Saara Raappana, age 48, of Marshall, Minnesota, died under the care of hospice with family at her side on Wednesday, March 27, 2024, at her home. Her family will be hosting a Celebration of Life Memorial Gathering from 6:00 - 8:00 p.m. Wednesday, April 3, 2024, in the Clubhouse (part of the Football Field Suites) at The Schwan Regional Event Center on the Southwest Minnesota State University campus - It will also be available on Zoom. Parking will be available in the RA Lot, south of the stadium. Campus map available here: https://www.smsu.edu/map/index.html
In lieu of flowers, the family recommends at least one of these ways to remember Saara:
- donate to the SMSU Foundation to help establish a scholarship in her name (Please include Saara’s name in the comment section on the online form or memo line on checks.);
- purchase a copy of her book Chamber After Chamber and donate it to your local library;
- donate your time and/or needed items to your local no-kill animal shelter.
Saara was born on July 14 in Marquette, MI, and carried her Yooper identity with great pride. She graduated from Marinette High School (WI) in 1993. She received her bachelor of arts in English and in human development from the University of Wisconsin-Green Bay in 1999 before earning her MFA in poetry from the University of Florida in 2007. In Gainesville, Saara met her future husband, Eric Doise. During many late nights at Waffle House and watching The OC and Gilmore Girls, they fell in love and eventually married in 2008 on Lookout Mountain. She would serve in Peace Corps China with Eric from 2011-2013 before the two moved to Marshall.
Saara was a master writer. She recently won the Juniper Prize for Poetry for her book Chamber After Chamber (UMass Press). She also published the poetry chapbooks A Story of America Goes Walking (Shechem Press) and Milk Tooth, Levee, Fever (Dancing Girl Press). Her poetry earned her numerous grants and scholarships—including from the Southwest Minnesota Arts Council and Sewanee Writers Conference. Her poem “Letter to My Teenaged Self” was a winner of Best of the Net in 2016. She had recently started writing fiction, winning a Minnesota State Arts Board grant. Her writing garnered multiple Pushcart Prize nominations.
After largely avoiding exercise, Saara dedicated herself to working out in 2017. A licensed personal trainer and co-owner of the gym Restored Strength, Saara detested diet culture and toxic communication common to the fitness industry. She was listed in Psychology Today as a pioneer in using strength training for mental illness recovery and was an early adopter of trauma-informed weightlifting.

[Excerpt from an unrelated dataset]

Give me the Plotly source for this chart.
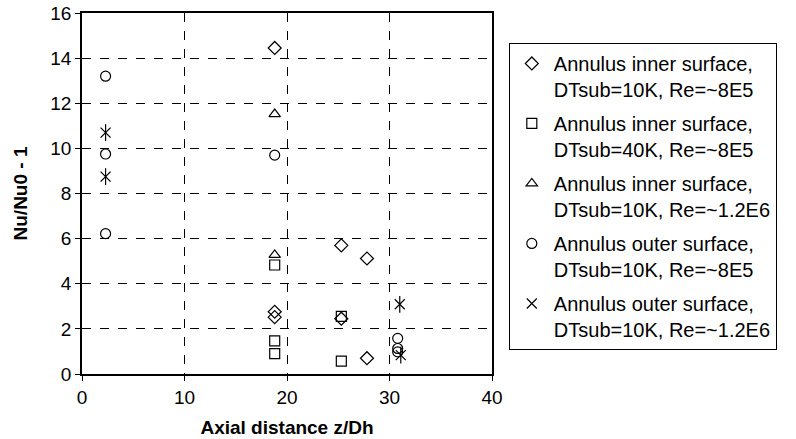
import plotly.graph_objects as go

# Data
inner10_8e5_x = [18.8, 18.8, 18.8, 25.3, 27.8, 27.8, 25.3]
inner10_8e5_y = [14.45, 2.76, 2.52, 5.7, 5.12, 0.70, 2.45]

inner40_8e5_x = [18.8, 18.8, 18.8, 25.3, 25.3]
inner40_8e5_y = [4.83, 1.47, 0.90, 2.55, 0.57]

inner10_12e6_x = [18.8, 18.8]
inner10_12e6_y = [11.52, 5.28]

outer10_8e5_x = [2.3, 2.3, 2.3, 18.8, 30.8, 30.8, 30.8]
outer10_8e5_y = [13.2, 9.75, 6.22, 9.7, 1.58, 1.13, 0.98]

outer10_12e6_x = [2.3, 2.3, 31.0, 31.1]
outer10_12e6_y = [10.7, 8.75, 3.09, 0.84]

names = [
    "Annulus inner surface,<br>DTsub=10K, Re=~8E5",
    "Annulus inner surface,<br>DTsub=40K, Re=~8E5",
    "Annulus inner surface,<br>DTsub=10K, Re=~1.2E6",
    "Annulus outer surface,<br>DTsub=10K, Re=~8E5",
    "Annulus outer surface,<br>DTsub=10K, Re=~1.2E6",
]

x_ticks = [0, 10, 20, 30, 40]
y_ticks = [0, 2, 4, 6, 8, 10, 12, 14, 16]

FONT = "Liberation Sans, Arial, sans-serif"

fig = go.Figure()

def add(x, y, name, symbol, size, show=True, group=None):
    fig.add_trace(go.Scatter(
        x=x, y=y, mode="markers", name=name, showlegend=show,
        legendgroup=group,
        marker=dict(symbol=symbol, size=size, color="black",
                    line=dict(color="black", width=1.2)),
    ))

add(inner10_8e5_x, inner10_8e5_y, names[0], "diamond-open", 10)
add(inner40_8e5_x, inner40_8e5_y, names[1], "square-open", 10)
add(inner10_12e6_x, inner10_12e6_y, names[2], "triangle-up-open", 10)
add(outer10_8e5_x, outer10_8e5_y, names[3], "circle-open", 10)
add(outer10_12e6_x, outer10_12e6_y, names[4], "x-thin-open", 10, group="star")
add(outer10_12e6_x, outer10_12e6_y, names[4], "line-ns-open", 12, show=False, group="star")

axis_common = dict(
    showline=True, linecolor="black", linewidth=1.5, mirror=True,
    ticks="outside", ticklen=5, tickcolor="black", tickwidth=1,
    showgrid=True, gridcolor="black", gridwidth=1, griddash="dash",
    zeroline=False, automargin=False,
    tickfont=dict(family=FONT, size=19, color="black"),
)

fig.update_xaxes(range=[0, 40], tickvals=x_ticks,
                 title=dict(text="<b>Axial distance z/Dh</b>",
                            font=dict(family=FONT, size=19, color="black"),
                            standoff=14),
                 **axis_common)
fig.update_yaxes(range=[0, 16], tickvals=y_ticks,
                 title=dict(text="<b>Nu/Nu0 - 1</b>",
                            font=dict(family=FONT, size=19, color="black"),
                            standoff=18),
                 **axis_common)

fig.update_layout(
    width=796, height=439,
    margin=dict(l=82, r=304, t=13, b=65),
    plot_bgcolor="white", paper_bgcolor="white",
    font=dict(family=FONT, size=19, color="black"),
    legend=dict(
        x=1.041, y=0.917, xanchor="left", yanchor="top",
        bordercolor="black", borderwidth=1, bgcolor="white",
        font=dict(family=FONT, size=20, color="black"),
        valign="top", tracegroupgap=5, itemwidth=34,
    ),
)

fig.write_html("out.html")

Saara made everyone feel welcome. As an educator, she convinced students who had been labeled “bad writers” that they had been lied to. Her warmth, smile, and laughter lit up every room she was in, but her fierceness, loyalty, and strong sense of justice led her to fight for her loved ones and those bullied or abandoned. She was usually the funniest person in the room and also the smartest, but avoided pretention. Her sense of fashion was all her own: refined, bold, bright, and modern. There was not an animal she did not love, even those that scared her.
Saara was predeceased by her beloved cat Spot. She is survived by her husband Eric Doise and cats Quintron Mr. Pussycat and Winifred Burkle Ms. Pussycat as well as her parents Paul and Sandra (Koski) Raappana. She is also survived by her parents Earl and Kathy (Hollander) Dau and four brothers: Keith Dau, his partner Shannon Beric, and his children Katelynn and Tyler; Josh Dau and his daughter Tenley Lewis; Chad Dau, his wife Wende (Fisher), and their children Addison and Mack; and Nate Dau and his wife Jenni (Hart).